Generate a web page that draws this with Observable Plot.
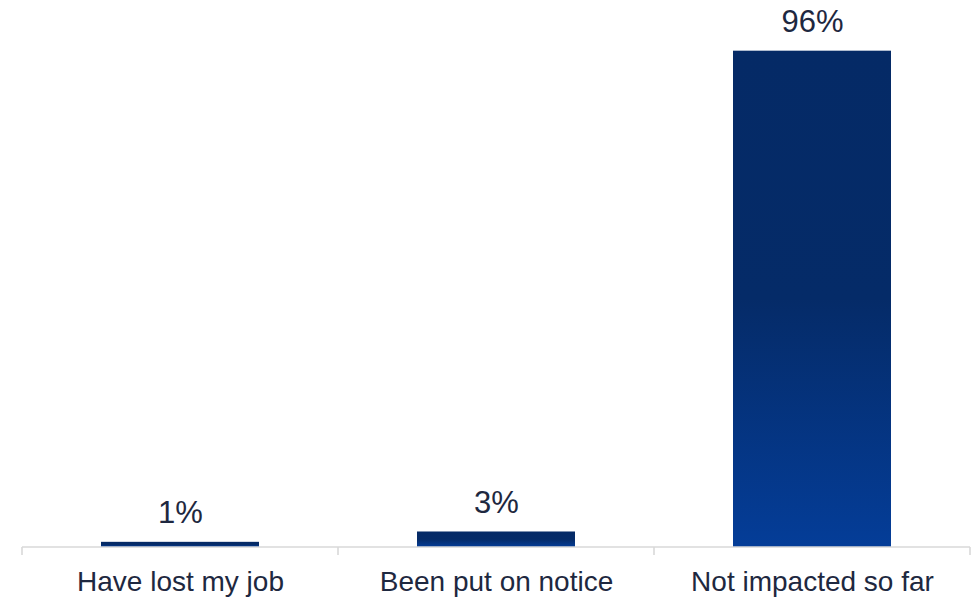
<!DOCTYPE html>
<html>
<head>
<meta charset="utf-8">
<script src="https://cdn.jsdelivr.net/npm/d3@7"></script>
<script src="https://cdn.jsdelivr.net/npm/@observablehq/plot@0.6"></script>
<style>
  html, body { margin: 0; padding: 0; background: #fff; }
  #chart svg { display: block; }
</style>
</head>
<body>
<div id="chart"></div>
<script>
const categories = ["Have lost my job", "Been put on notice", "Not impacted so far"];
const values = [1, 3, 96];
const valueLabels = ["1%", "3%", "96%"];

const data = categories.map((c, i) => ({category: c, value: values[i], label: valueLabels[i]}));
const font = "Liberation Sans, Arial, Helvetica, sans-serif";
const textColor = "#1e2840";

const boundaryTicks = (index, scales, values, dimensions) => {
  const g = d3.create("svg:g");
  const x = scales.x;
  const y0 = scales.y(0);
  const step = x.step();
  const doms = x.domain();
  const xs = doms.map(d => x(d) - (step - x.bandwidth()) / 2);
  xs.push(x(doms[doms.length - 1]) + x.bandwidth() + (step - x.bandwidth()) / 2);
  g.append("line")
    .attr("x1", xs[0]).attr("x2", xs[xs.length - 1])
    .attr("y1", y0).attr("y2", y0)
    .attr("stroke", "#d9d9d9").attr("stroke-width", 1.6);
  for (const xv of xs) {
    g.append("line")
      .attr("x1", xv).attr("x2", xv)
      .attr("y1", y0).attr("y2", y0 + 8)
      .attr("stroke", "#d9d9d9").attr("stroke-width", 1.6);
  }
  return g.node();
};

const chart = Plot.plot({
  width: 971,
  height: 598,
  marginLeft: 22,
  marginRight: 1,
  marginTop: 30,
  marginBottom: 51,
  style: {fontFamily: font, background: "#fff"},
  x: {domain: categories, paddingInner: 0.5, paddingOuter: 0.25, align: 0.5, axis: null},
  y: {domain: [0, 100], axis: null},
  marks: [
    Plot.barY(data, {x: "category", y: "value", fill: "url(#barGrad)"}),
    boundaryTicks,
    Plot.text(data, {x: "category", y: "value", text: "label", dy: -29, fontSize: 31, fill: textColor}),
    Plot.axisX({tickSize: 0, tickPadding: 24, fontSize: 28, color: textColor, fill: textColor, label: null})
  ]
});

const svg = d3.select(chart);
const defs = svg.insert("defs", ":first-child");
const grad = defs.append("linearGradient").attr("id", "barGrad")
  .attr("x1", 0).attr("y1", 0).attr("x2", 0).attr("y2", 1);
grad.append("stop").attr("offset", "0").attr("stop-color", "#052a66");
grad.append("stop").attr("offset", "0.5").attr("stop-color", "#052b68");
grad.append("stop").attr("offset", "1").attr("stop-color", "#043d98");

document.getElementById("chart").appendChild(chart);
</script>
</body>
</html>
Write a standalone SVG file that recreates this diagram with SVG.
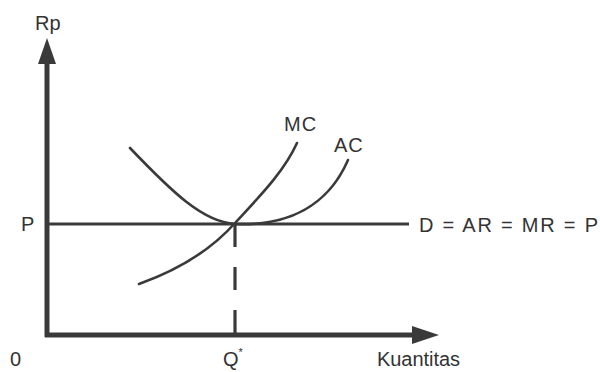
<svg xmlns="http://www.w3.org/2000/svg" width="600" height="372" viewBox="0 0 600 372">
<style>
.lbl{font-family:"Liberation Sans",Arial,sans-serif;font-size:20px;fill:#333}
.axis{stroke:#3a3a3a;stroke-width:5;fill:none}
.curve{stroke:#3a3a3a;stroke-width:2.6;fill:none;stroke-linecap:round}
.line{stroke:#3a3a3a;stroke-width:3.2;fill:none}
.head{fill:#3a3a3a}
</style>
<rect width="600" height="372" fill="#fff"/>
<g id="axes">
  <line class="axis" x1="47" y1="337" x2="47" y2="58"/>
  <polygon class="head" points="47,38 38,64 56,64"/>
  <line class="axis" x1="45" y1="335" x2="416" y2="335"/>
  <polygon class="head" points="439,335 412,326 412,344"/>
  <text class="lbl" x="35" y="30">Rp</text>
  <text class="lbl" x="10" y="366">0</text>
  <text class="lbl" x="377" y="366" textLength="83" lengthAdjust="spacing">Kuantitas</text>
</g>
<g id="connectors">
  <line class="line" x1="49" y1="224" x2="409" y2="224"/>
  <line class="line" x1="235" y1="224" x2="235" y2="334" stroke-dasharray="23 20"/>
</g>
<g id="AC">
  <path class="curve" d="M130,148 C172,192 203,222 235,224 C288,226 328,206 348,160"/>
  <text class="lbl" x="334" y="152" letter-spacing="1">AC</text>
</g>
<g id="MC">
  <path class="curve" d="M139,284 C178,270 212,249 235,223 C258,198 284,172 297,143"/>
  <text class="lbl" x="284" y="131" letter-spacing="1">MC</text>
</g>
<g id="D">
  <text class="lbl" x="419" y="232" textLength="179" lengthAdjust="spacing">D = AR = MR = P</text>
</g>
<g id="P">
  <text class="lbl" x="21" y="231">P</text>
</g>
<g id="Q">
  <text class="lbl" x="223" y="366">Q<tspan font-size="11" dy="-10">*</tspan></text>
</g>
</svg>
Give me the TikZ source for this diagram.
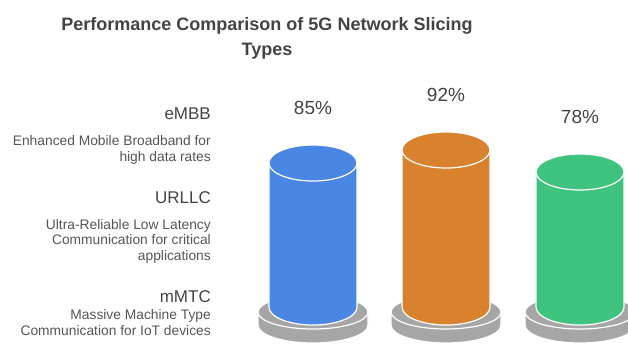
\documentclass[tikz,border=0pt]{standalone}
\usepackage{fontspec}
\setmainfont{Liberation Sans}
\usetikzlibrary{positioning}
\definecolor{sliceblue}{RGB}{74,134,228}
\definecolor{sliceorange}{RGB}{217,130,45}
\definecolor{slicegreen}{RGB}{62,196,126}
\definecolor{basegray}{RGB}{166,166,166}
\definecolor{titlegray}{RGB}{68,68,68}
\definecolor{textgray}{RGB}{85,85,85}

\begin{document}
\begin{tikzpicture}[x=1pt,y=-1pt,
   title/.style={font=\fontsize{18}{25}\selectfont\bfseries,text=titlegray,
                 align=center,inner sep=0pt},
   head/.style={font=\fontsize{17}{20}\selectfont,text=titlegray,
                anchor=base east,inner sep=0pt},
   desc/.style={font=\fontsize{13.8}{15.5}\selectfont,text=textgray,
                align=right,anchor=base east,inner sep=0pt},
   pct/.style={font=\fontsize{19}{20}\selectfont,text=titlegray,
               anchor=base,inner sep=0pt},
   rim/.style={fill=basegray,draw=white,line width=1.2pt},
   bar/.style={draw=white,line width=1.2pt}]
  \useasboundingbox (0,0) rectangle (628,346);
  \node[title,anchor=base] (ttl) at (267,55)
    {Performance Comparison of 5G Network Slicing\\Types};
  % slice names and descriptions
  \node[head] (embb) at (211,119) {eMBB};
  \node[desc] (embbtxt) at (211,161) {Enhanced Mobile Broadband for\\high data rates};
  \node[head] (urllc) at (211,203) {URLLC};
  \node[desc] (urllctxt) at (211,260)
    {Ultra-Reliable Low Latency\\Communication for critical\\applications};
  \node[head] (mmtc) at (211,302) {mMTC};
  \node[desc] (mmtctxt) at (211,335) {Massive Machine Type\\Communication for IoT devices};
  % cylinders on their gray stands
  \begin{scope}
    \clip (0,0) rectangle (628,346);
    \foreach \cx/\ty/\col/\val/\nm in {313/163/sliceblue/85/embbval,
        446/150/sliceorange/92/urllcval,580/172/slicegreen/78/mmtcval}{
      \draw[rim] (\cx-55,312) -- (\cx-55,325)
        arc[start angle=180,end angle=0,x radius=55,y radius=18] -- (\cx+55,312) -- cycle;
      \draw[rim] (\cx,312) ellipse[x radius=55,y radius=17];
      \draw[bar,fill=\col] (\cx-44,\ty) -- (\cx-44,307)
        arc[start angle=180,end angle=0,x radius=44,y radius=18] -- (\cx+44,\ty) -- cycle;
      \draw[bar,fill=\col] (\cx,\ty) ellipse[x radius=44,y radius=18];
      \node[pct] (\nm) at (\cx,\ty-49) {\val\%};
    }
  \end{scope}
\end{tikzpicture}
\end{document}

=-=-=-=-=

EXERCISE GOAL: Repeat the records word for word. Any picture in them should be left out.

TASK RESPONSE:
Generate a web page that draws this with Observable Plot.
<!DOCTYPE html>
<html>
<head>
<meta charset="utf-8">
<script src="https://cdn.jsdelivr.net/npm/d3@7"></script>
<script src="https://cdn.jsdelivr.net/npm/@observablehq/plot@0.6"></script>
<style>
  html, body { margin: 0; padding: 0; background: #fff; }
  #chart svg { display: block; }
</style>
</head>
<body>
<div id="chart"></div>
<script>
const categories = ["Have lost my job", "Been put on notice", "Not impacted so far"];
const values = [1, 3, 96];
const valueLabels = ["1%", "3%", "96%"];

const data = categories.map((c, i) => ({category: c, value: values[i], label: valueLabels[i]}));
const font = "Liberation Sans, Arial, Helvetica, sans-serif";
const textColor = "#1e2840";

const boundaryTicks = (index, scales, values, dimensions) => {
  const g = d3.create("svg:g");
  const x = scales.x;
  const y0 = scales.y(0);
  const step = x.step();
  const doms = x.domain();
  const xs = doms.map(d => x(d) - (step - x.bandwidth()) / 2);
  xs.push(x(doms[doms.length - 1]) + x.bandwidth() + (step - x.bandwidth()) / 2);
  g.append("line")
    .attr("x1", xs[0]).attr("x2", xs[xs.length - 1])
    .attr("y1", y0).attr("y2", y0)
    .attr("stroke", "#d9d9d9").attr("stroke-width", 1.6);
  for (const xv of xs) {
    g.append("line")
      .attr("x1", xv).attr("x2", xv)
      .attr("y1", y0).attr("y2", y0 + 8)
      .attr("stroke", "#d9d9d9").attr("stroke-width", 1.6);
  }
  return g.node();
};

const chart = Plot.plot({
  width: 971,
  height: 598,
  marginLeft: 22,
  marginRight: 1,
  marginTop: 30,
  marginBottom: 51,
  style: {fontFamily: font, background: "#fff"},
  x: {domain: categories, paddingInner: 0.5, paddingOuter: 0.25, align: 0.5, axis: null},
  y: {domain: [0, 100], axis: null},
  marks: [
    Plot.barY(data, {x: "category", y: "value", fill: "url(#barGrad)"}),
    boundaryTicks,
    Plot.text(data, {x: "category", y: "value", text: "label", dy: -29, fontSize: 31, fill: textColor}),
    Plot.axisX({tickSize: 0, tickPadding: 24, fontSize: 28, color: textColor, fill: textColor, label: null})
  ]
});

const svg = d3.select(chart);
const defs = svg.insert("defs", ":first-child");
const grad = defs.append("linearGradient").attr("id", "barGrad")
  .attr("x1", 0).attr("y1", 0).attr("x2", 0).attr("y2", 1);
grad.append("stop").attr("offset", "0").attr("stop-color", "#052a66");
grad.append("stop").attr("offset", "0.5").attr("stop-color", "#052b68");
grad.append("stop").attr("offset", "1").attr("stop-color", "#043d98");

document.getElementById("chart").appendChild(chart);
</script>
</body>
</html>
Write a standalone SVG file that recreates this diagram with SVG.
<svg xmlns="http://www.w3.org/2000/svg" width="600" height="372" viewBox="0 0 600 372">
<style>
.lbl{font-family:"Liberation Sans",Arial,sans-serif;font-size:20px;fill:#333}
.axis{stroke:#3a3a3a;stroke-width:5;fill:none}
.curve{stroke:#3a3a3a;stroke-width:2.6;fill:none;stroke-linecap:round}
.line{stroke:#3a3a3a;stroke-width:3.2;fill:none}
.head{fill:#3a3a3a}
</style>
<rect width="600" height="372" fill="#fff"/>
<g id="axes">
  <line class="axis" x1="47" y1="337" x2="47" y2="58"/>
  <polygon class="head" points="47,38 38,64 56,64"/>
  <line class="axis" x1="45" y1="335" x2="416" y2="335"/>
  <polygon class="head" points="439,335 412,326 412,344"/>
  <text class="lbl" x="35" y="30">Rp</text>
  <text class="lbl" x="10" y="366">0</text>
  <text class="lbl" x="377" y="366" textLength="83" lengthAdjust="spacing">Kuantitas</text>
</g>
<g id="connectors">
  <line class="line" x1="49" y1="224" x2="409" y2="224"/>
  <line class="line" x1="235" y1="224" x2="235" y2="334" stroke-dasharray="23 20"/>
</g>
<g id="AC">
  <path class="curve" d="M130,148 C172,192 203,222 235,224 C288,226 328,206 348,160"/>
  <text class="lbl" x="334" y="152" letter-spacing="1">AC</text>
</g>
<g id="MC">
  <path class="curve" d="M139,284 C178,270 212,249 235,223 C258,198 284,172 297,143"/>
  <text class="lbl" x="284" y="131" letter-spacing="1">MC</text>
</g>
<g id="D">
  <text class="lbl" x="419" y="232" textLength="179" lengthAdjust="spacing">D = AR = MR = P</text>
</g>
<g id="P">
  <text class="lbl" x="21" y="231">P</text>
</g>
<g id="Q">
  <text class="lbl" x="223" y="366">Q<tspan font-size="11" dy="-10">*</tspan></text>
</g>
</svg>
Give me the TikZ source for this diagram.
\documentclass[tikz,border=0pt]{standalone}
\usepackage{fontspec}
\setmainfont{Liberation Sans}
\usetikzlibrary{positioning}
\definecolor{sliceblue}{RGB}{74,134,228}
\definecolor{sliceorange}{RGB}{217,130,45}
\definecolor{slicegreen}{RGB}{62,196,126}
\definecolor{basegray}{RGB}{166,166,166}
\definecolor{titlegray}{RGB}{68,68,68}
\definecolor{textgray}{RGB}{85,85,85}

\begin{document}
\begin{tikzpicture}[x=1pt,y=-1pt,
   title/.style={font=\fontsize{18}{25}\selectfont\bfseries,text=titlegray,
                 align=center,inner sep=0pt},
   head/.style={font=\fontsize{17}{20}\selectfont,text=titlegray,
                anchor=base east,inner sep=0pt},
   desc/.style={font=\fontsize{13.8}{15.5}\selectfont,text=textgray,
                align=right,anchor=base east,inner sep=0pt},
   pct/.style={font=\fontsize{19}{20}\selectfont,text=titlegray,
               anchor=base,inner sep=0pt},
   rim/.style={fill=basegray,draw=white,line width=1.2pt},
   bar/.style={draw=white,line width=1.2pt}]
  \useasboundingbox (0,0) rectangle (628,346);
  \node[title,anchor=base] (ttl) at (267,55)
    {Performance Comparison of 5G Network Slicing\\Types};
  % slice names and descriptions
  \node[head] (embb) at (211,119) {eMBB};
  \node[desc] (embbtxt) at (211,161) {Enhanced Mobile Broadband for\\high data rates};
  \node[head] (urllc) at (211,203) {URLLC};
  \node[desc] (urllctxt) at (211,260)
    {Ultra-Reliable Low Latency\\Communication for critical\\applications};
  \node[head] (mmtc) at (211,302) {mMTC};
  \node[desc] (mmtctxt) at (211,335) {Massive Machine Type\\Communication for IoT devices};
  % cylinders on their gray stands
  \begin{scope}
    \clip (0,0) rectangle (628,346);
    \foreach \cx/\ty/\col/\val/\nm in {313/163/sliceblue/85/embbval,
        446/150/sliceorange/92/urllcval,580/172/slicegreen/78/mmtcval}{
      \draw[rim] (\cx-55,312) -- (\cx-55,325)
        arc[start angle=180,end angle=0,x radius=55,y radius=18] -- (\cx+55,312) -- cycle;
      \draw[rim] (\cx,312) ellipse[x radius=55,y radius=17];
      \draw[bar,fill=\col] (\cx-44,\ty) -- (\cx-44,307)
        arc[start angle=180,end angle=0,x radius=44,y radius=18] -- (\cx+44,\ty) -- cycle;
      \draw[bar,fill=\col] (\cx,\ty) ellipse[x radius=44,y radius=18];
      \node[pct] (\nm) at (\cx,\ty-49) {\val\%};
    }
  \end{scope}
\end{tikzpicture}
\end{document}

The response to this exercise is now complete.